* _Short exercise_
Extract word for word the lines of the listing from its start to the line holding "YAxis, ReferenceLine, Legend", both ends kept; pictures are not part of the copy.

* _Dataset extract_
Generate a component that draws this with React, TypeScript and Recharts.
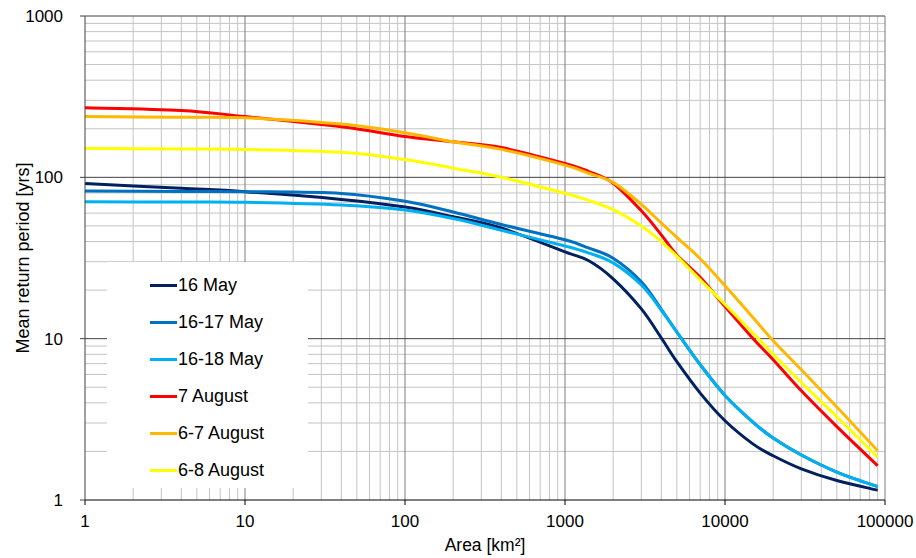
import React from 'react';
import { LineChart, Line, XAxis, YAxis, ReferenceLine, Legend } from 'recharts';

const AREA = [1, 4, 10, 40, 100, 200, 400, 1000, 1400, 2000, 3000, 4000, 5000, 7000, 10000, 15000, 20000, 30000, 50000, 90000];
const MAY16 = [91.5, 85.5, 81.5, 73, 65.5, 57, 48.5, 34.5, 30.5, 23.5, 15.3, 10.1, 7.2, 4.6, 3.1, 2.22, 1.88, 1.56, 1.32, 1.15];
const MAY16_17 = [82.3, 81.8, 81.5, 79.5, 71, 61, 51, 41, 36.5, 31.5, 22.5, 15.2, 11.0, 6.9, 4.45, 3.03, 2.42, 1.9, 1.49, 1.21];
const MAY16_18 = [70.6, 70.3, 70, 67.4, 62.8, 55.5, 47, 37.5, 34, 29.5, 21.5, 15.0, 11.0, 6.9, 4.45, 3.03, 2.42, 1.9, 1.49, 1.21];
const AUG7 = [270, 260, 238, 206, 179, 166, 153, 122, 109, 92, 62, 44, 33, 24, 15.8, 10, 7.4, 4.75, 2.85, 1.63];
const AUG6_7 = [238, 236, 234, 214, 189, 166, 149, 119, 106, 93, 68, 52, 42.5, 31.3, 21.3, 13.5, 9.7, 6.42, 3.77, 2.02];
const AUG6_8 = [151, 150, 149, 143, 129, 114, 100, 79.6, 72, 63, 50, 40, 32.5, 23.2, 16.3, 10.8, 8.0, 5.35, 3.28, 1.84];

const SERIES = [
  { key: 'may16', name: '16 May', values: MAY16, color: '#002060' },
  { key: 'may1617', name: '16-17 May', values: MAY16_17, color: '#0070C0' },
  { key: 'may1618', name: '16-18 May', values: MAY16_18, color: '#00B0F0' },
  { key: 'aug7', name: '7 August', values: AUG7, color: '#FF0000' },
  { key: 'aug67', name: '6-7 August', values: AUG6_7, color: '#FFB800' },
  { key: 'aug68', name: '6-8 August', values: AUG6_8, color: '#FFFF00' },
];

const X_TICKS = [1, 10, 100, 1000, 10000, 100000];
const Y_TICKS = [1, 10, 100, 1000];
const MINOR_STEPS = [2, 3, 4, 5, 6, 7, 8, 9];

const data = AREA.map((a, i) => {
  const row: Record<string, number> = { area: a };
  SERIES.forEach((s) => { row[s.key] = s.values[i]; });
  return row;
});

const xMinor = X_TICKS.slice(0, -1).flatMap((d) => MINOR_STEPS.map((k) => d * k));
const yMinor = Y_TICKS.slice(0, -1).flatMap((d) => MINOR_STEPS.map((k) => d * k));
const xMajor = X_TICKS.slice(1);
const yMajor = Y_TICKS.slice(1);

const FONT = '"Liberation Sans", Arial, sans-serif';

// Catmull-Rom style smoothing (similar to spreadsheet "smoothed line")
const smoothCurve: any = (context: any) => {
  let pts: number[][] = [];
  return {
    areaStart() {},
    areaEnd() {},
    lineStart() { pts = []; },
    lineEnd() {
      const n = pts.length;
      if (n === 0) return;
      context.moveTo(pts[0][0], pts[0][1]);
      const t = 1 / 6;
      for (let i = 0; i < n - 1; i++) {
        const p0 = pts[Math.max(0, i - 1)];
        const p1 = pts[i];
        const p2 = pts[i + 1];
        const p3 = pts[Math.min(n - 1, i + 2)];
        context.bezierCurveTo(
          p1[0] + (p2[0] - p0[0]) * t,
          p1[1] + (p2[1] - p0[1]) * t,
          p2[0] - (p3[0] - p1[0]) * t,
          p2[1] - (p3[1] - p1[1]) * t,
          p2[0],
          p2[1]
        );
      }
    },
    point(x: number, y: number) { pts.push([+x, +y]); },
  };
};

const renderLegend = () => (
  <div style={{ background: '#fff', width: 201, height: 226, position: 'relative', fontFamily: FONT, fontSize: 18, color: '#000' }}>
    {SERIES.map((s, i) => (
      <div key={s.key} style={{ position: 'absolute', left: 43, top: 23 + 37 * i - 11, height: 22, display: 'flex', alignItems: 'center', whiteSpace: 'nowrap' }}>
        <span style={{ display: 'inline-block', width: 27, height: 3, background: s.color, marginRight: 1 }} />
        <span>{s.name}</span>
      </div>
    ))}
  </div>
);

const XLabel = () => (
  <text x={485} y={551} textAnchor="middle" fontFamily={FONT} fontSize={17.5} fill="#000">Area [km²]</text>
);
const YLabel = () => (
  <text x={29} y={258} textAnchor="middle" fontFamily={FONT} fontSize={18} fill="#000" transform="rotate(-90 29 258)">Mean return period [yrs]</text>
);

export default function App() {
  return (
    <div style={{ position: 'absolute', left: 0, top: 0, width: 916, height: 558, background: '#fff' }}>
      <LineChart width={916} height={558} data={data} margin={{ top: 16, right: 31, bottom: 0, left: 0 }}>
        <XAxis
          dataKey="area"
          type="number"
          scale="log"
          domain={[1, 100000]}
          ticks={X_TICKS}
          allowDataOverflow
          height={58}
          tickSize={5}
          tickMargin={10}
          stroke="#000"
          tick={{ fill: '#000', fontSize: 17, fontFamily: FONT }}
          label={<XLabel />}
        />
        <YAxis
          type="number"
          scale="log"
          domain={[1, 1000]}
          ticks={Y_TICKS}
          allowDataOverflow
          width={85}
          tickSize={5}
          tickMargin={10}
          stroke="#404040"
          tick={{ fill: '#000', fontSize: 17, fontFamily: FONT, dx: -7 }}
          label={<YLabel />}
        />
        {xMinor.map((v) => (
          <ReferenceLine key={'xm' + v} x={v} stroke="#c4c4c4" strokeWidth={1} />
        ))}
        {yMinor.map((v) => (
          <ReferenceLine key={'ym' + v} y={v} stroke="#c4c4c4" strokeWidth={1} />
        ))}
        {xMajor.map((v) => (
          <ReferenceLine key={'xM' + v} x={v} stroke="#7a7a7a" strokeWidth={1} />
        ))}
        {yMajor.map((v) => (
          <ReferenceLine key={'yM' + v} y={v} stroke="#404040" strokeWidth={1} />
        ))}
        <Legend
          layout="vertical"
          align="center"
          verticalAlign="middle"
          content={renderLegend}
          wrapperStyle={{ position: 'absolute', left: 107, top: 262, width: 201, height: 226 }}
        />
        {SERIES.map((s) => (
          <Line
            key={s.key}
            type={smoothCurve}
            dataKey={s.key}
            name={s.name}
            stroke={s.color}
            strokeWidth={3}
            dot={false}
            activeDot={false}
            isAnimationActive={false}
          />
        ))}
      </LineChart>
    </div>
  );
}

* _Solved problem_
Generate a component that draws this with React, TypeScript and Recharts.
import React from 'react';
import { LineChart, Line, XAxis, YAxis, ReferenceLine, Legend } from 'recharts';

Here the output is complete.